Red River Waterway Closure Business Interruption Costs Adding Up

May 1, 2012

The costs of closing the Red River Waterway in Louisiana for 15 days haven’t been fully totaled, but they’re adding up to millions of dollars. A broken lock system shut the waterway from April 2 to April 17.

Since the lock near Marksville reopened, Red River Valley Association Executive Director Richard Brontoli has been collecting data from affected companies and compiling information about the closure’s impact to the waterway economy. The data is still incomplete, pending shipping firm reports.

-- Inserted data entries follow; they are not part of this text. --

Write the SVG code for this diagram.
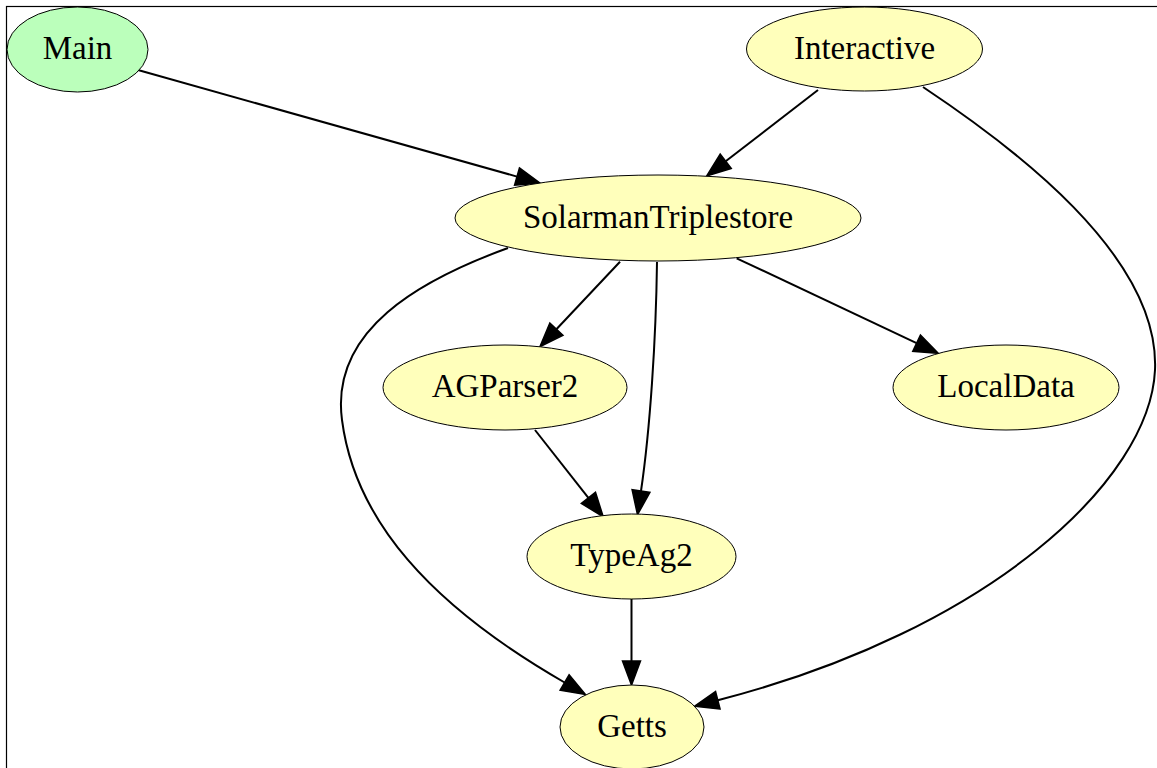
<svg xmlns="http://www.w3.org/2000/svg" width="1157" height="768" viewBox="0 0 1157 768">
<style>
.node ellipse{stroke:#000;stroke-width:1}
.y{fill:#ffffbb}
.g{fill:#bbffbb}
.node text{font-family:"Liberation Serif","Times New Roman",serif;font-size:33px;fill:#000;text-anchor:middle}
.edges path{fill:none;stroke:#000;stroke-width:2}
</style>
<defs>
<marker id="ah" markerUnits="userSpaceOnUse" markerWidth="30" markerHeight="24" refX="0" refY="10" orient="auto" overflow="visible">
<path d="M0,1 L24,10 L0,19 z" fill="#000" stroke="#000" stroke-width="1.5"/>
</marker>
</defs>
<rect x="6.5" y="6.5" width="1200" height="800" fill="#fff" stroke="#000" stroke-width="1.2"/>
<g class="edges">
<path marker-end="url(#ah)" d="M138,70 L517,176.6"/>
<path marker-end="url(#ah)" d="M818,90 L725.7,161.3"/>
<path marker-end="url(#ah)" d="M923,87 C1010,145 1160,255 1155,370 C1150,480 990,630 717.8,700.3"/>
<path marker-end="url(#ah)" d="M508,248 C420,280 330,330 342,420 C355,520 430,605 564.6,682.5"/>
<path marker-end="url(#ah)" d="M620,261.7 L556.4,329.2"/>
<path marker-end="url(#ah)" d="M657,262 C656,340 650,430 641,491"/>
<path marker-end="url(#ah)" d="M736.7,258.3 L916.6,343.1"/>
<path marker-end="url(#ah)" d="M535,430 L588.4,497.9"/>
<path marker-end="url(#ah)" d="M631.5,599 L631.5,661"/>
</g>
<g id="node-Main" class="node"><ellipse class="g" cx="77.5" cy="49.5" rx="70.5" ry="42.5"/><text x="77.5" y="59">Main</text></g>
<g id="node-Interactive" class="node"><ellipse class="y" cx="864.5" cy="49" rx="118" ry="42"/><text x="864.5" y="58.5">Interactive</text></g>
<g id="node-SolarmanTriplestore" class="node"><ellipse class="y" cx="658" cy="218" rx="203" ry="43"/><text x="658" y="227.5">SolarmanTriplestore</text></g>
<g id="node-AGParser2" class="node"><ellipse class="y" cx="505" cy="387.5" rx="122" ry="42.5"/><text x="505" y="397">AGParser2</text></g>
<g id="node-LocalData" class="node"><ellipse class="y" cx="1006" cy="387.5" rx="113" ry="42.5"/><text x="1006" y="397">LocalData</text></g>
<g id="node-TypeAg2" class="node"><ellipse class="y" cx="631.5" cy="556.5" rx="104.5" ry="42.5"/><text x="631.5" y="566">TypeAg2</text></g>
<g id="node-Getts" class="node"><ellipse class="y" cx="632" cy="727" rx="72" ry="42"/><text x="632" y="736.5">Getts</text></g>
</svg>
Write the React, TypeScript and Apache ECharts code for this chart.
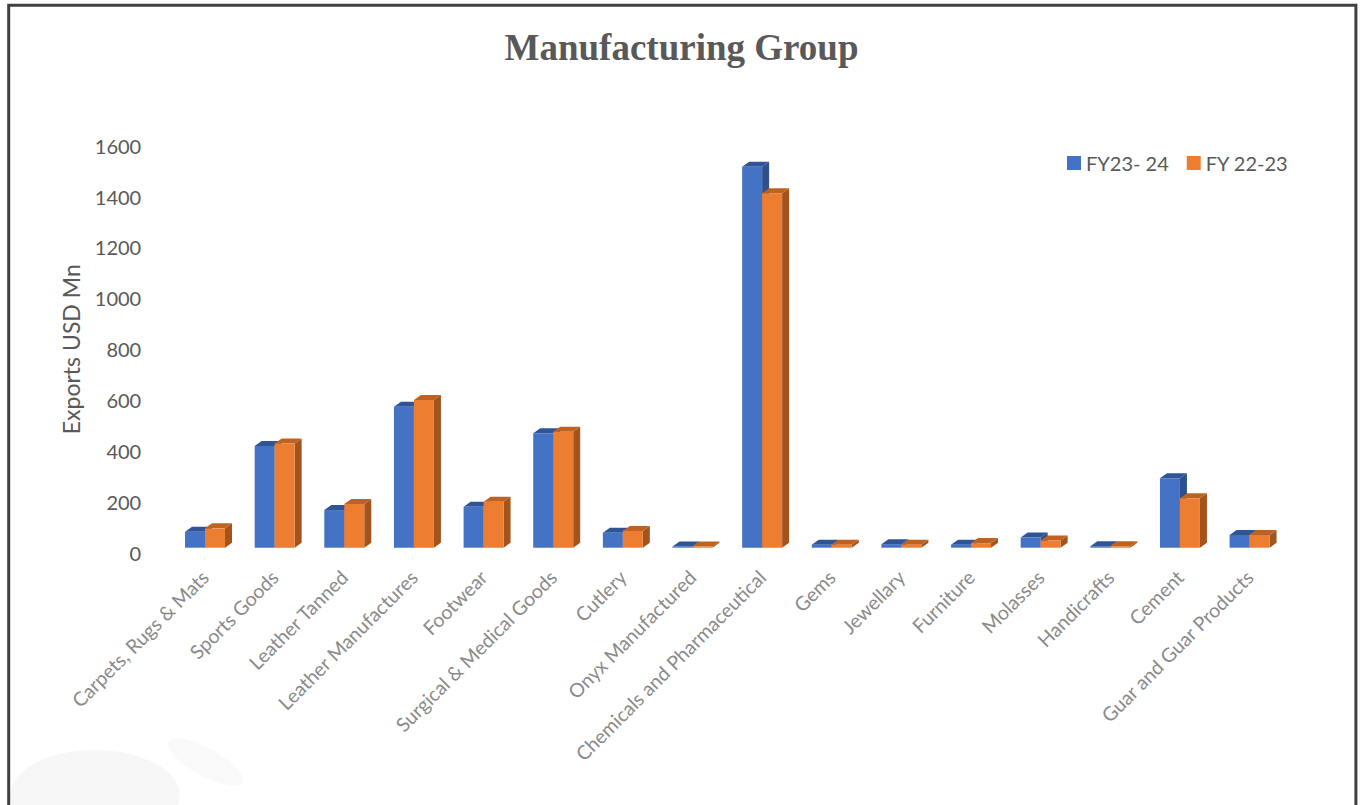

However, the costs are many and varied, Brontoli told The Times and they affect the shipping and user companies and Red River Waterway entities like the Port of Caddo-Bossier. They include costs associated with unavailable equipment, crew and cargo maintenance, and tow rental costs.

Some of the stalled barges were empty and on the way to be reloaded, Brontoli said. Others carried petroleum, scrap metal and other commodities.

He said demurrage, the cost associated with delay of cargo, averages about $250 per day per barge. Each of the six tows held up on the waterway was pulling six barges — for a $135,000 total impact.

Barges carrying cargo bound overseas must arrive on time, or the cargo must be replaced and delivered from a different source, Brontoli said. That can be a huge expense — at least $1 million for stalled petroleum barge, he said.

Stalled equipment earns no revenue, but, worse, disrupts companies’ scheduling for weeks, Brontoli said. Shipping companies couldn’t meet pending contracts, requiring them to send other assets or contract with other companies or divert other assets. There are also losses due to missed opportunities because the equipment is unavailable for potential future deals and contracts.